Cayetano Wants Rail?
A week ago,
HawaiiReporter.com carried a piece by Mr. Cayetano following the first assaulton his no-rail manifesto by Mr. Caldwell and fellow candidate Mayor
Peter Carlisle. Included in the opening paragraph was this:
“I will explore what many
cities throughout the US have turned to: bus rapid transit and/or
at-grade light rail (emphasis added).”
There it is – without
equivocation: Mr. Cayetano apparently would try to build an at-grade rail
transit system either as a substitute for or supplement to his BRT plan, which
is under assault.
Yes2Rail has published more
words than we can estimate about at-grade rail’s severe and obvious problems –
with safety ranking at the top of the problem list.

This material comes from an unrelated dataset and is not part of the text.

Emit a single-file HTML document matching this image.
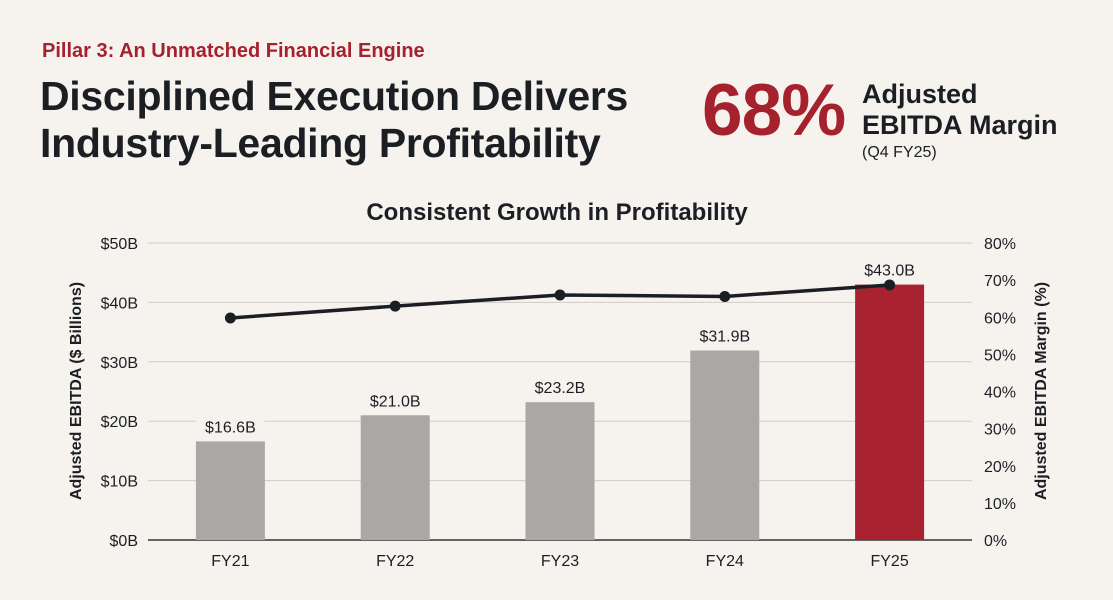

We dedicated the right-hand
column of this blog to the visual evidence.
Another incident happened
this week when a car ran a red light in downtown Denver and collided with a
Regional Transportation District light rail train, resulting in injuries on the
train and in the car. At-grade vehicle collisions with at-grade transit are
commonplace across America, so they’d be commonplace in Honolulu, too. Ask just
about anybody, and they’ll confirm they see extremely poor driving habits on
just about every trip around town.
Beyond the safety issue,
at-grade rail could not begin to match the speed of Honolulu’s elevated
project, nor its reliability and frequency. It would cost more to operate, too,
since at-grade trains require drivers.
The biggest cost, though,
would be the injuries and worse that citizens would incur due to vehicle and
pedestrian mishaps in Honolulu, a city with one of the highest age demographics
in the country.
Yet there’s no evidence Mr.
Cayetano has considered these drawbacks any more than he’s considered the questions
posed by Messrs. Caldwell and Carlisle. He’s had all the time in the world to
think them through, but the evidence suggests he hasn’t.

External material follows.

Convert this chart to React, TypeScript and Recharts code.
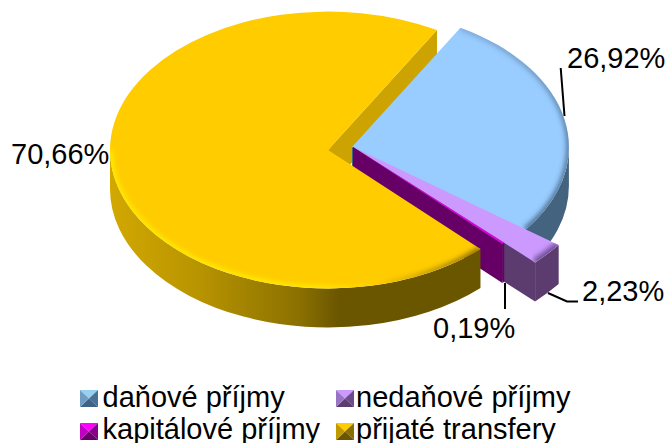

Only elevated rail will be a
congrestion-free option that will deliver fast, frequent, reliable and safe
transportation to commuters and others as they travel through the urban
corridor. It’s a message we can expect the other two mayoral candidates to hit
hard in the weeks ahead.
3 comments:
Cayetano has no plan.
He has some talking points and a half-baked idea surrounded by vested interests that could set this island back decades.
Oahu taxpayers can't afford: this is why:
$5.2 billion to build rail
$3.8 billion to build the extensions to Kaililoa and UHManoa
$1.331 billion for rail O&M thru the next 18 years (2030)
$5.289 billion for local operating assistance (city's share of the required operating subsidy that taxpayers must also pay)
That totals: $15.589 billion for transit for only 6-7% on Oahu who use the public transit system but 100% pay for this expensive option.
City Appendix D: Sept '11 Operations Plan for transit: $5.2 billion for transit O&M thru the next 18 years (2030)
($5.289 billion is additional for local operating assistance (city's share of the required operating subsidy after and on (top of $10+ billion to just build rail...
Doug, can you please explain how overburdened local taxpayers can afford this $15 billion on public transit and wher does the money come from($16,000 for each man, woman and child on Oahu)
Where will the billions needed come from for all the other infrastructure that need repair/ upgrade now/today on Oahu? (roads,sewers,waterlines,electric,rubbish,police,fire,schools)
Btw- Our Federal Government is broke if you didn't notice, and a full reauthorization surface transportation bill has yet to pass both house/senate since 2009 and looks stalled at the moment with a $200 million cut to rail funding for new starts for Honolulu rail....again Doug, how can Oahu afford this transit plan?
$10-$15 billion spent on rail now= Islandwide TheBus cuts implemented today so that local transit ridership suffers?
Oh, that's right, the pro-rail say there's no correlation to spending billion on rail today with islandwide bus cuts now!?
How do you explain this Doug?
Do we cut bus transit because the cost of fuel goes up $3 million and/or because union contract workers need a raise in collective bargaining bus contracts while spending billions on a rail transit build?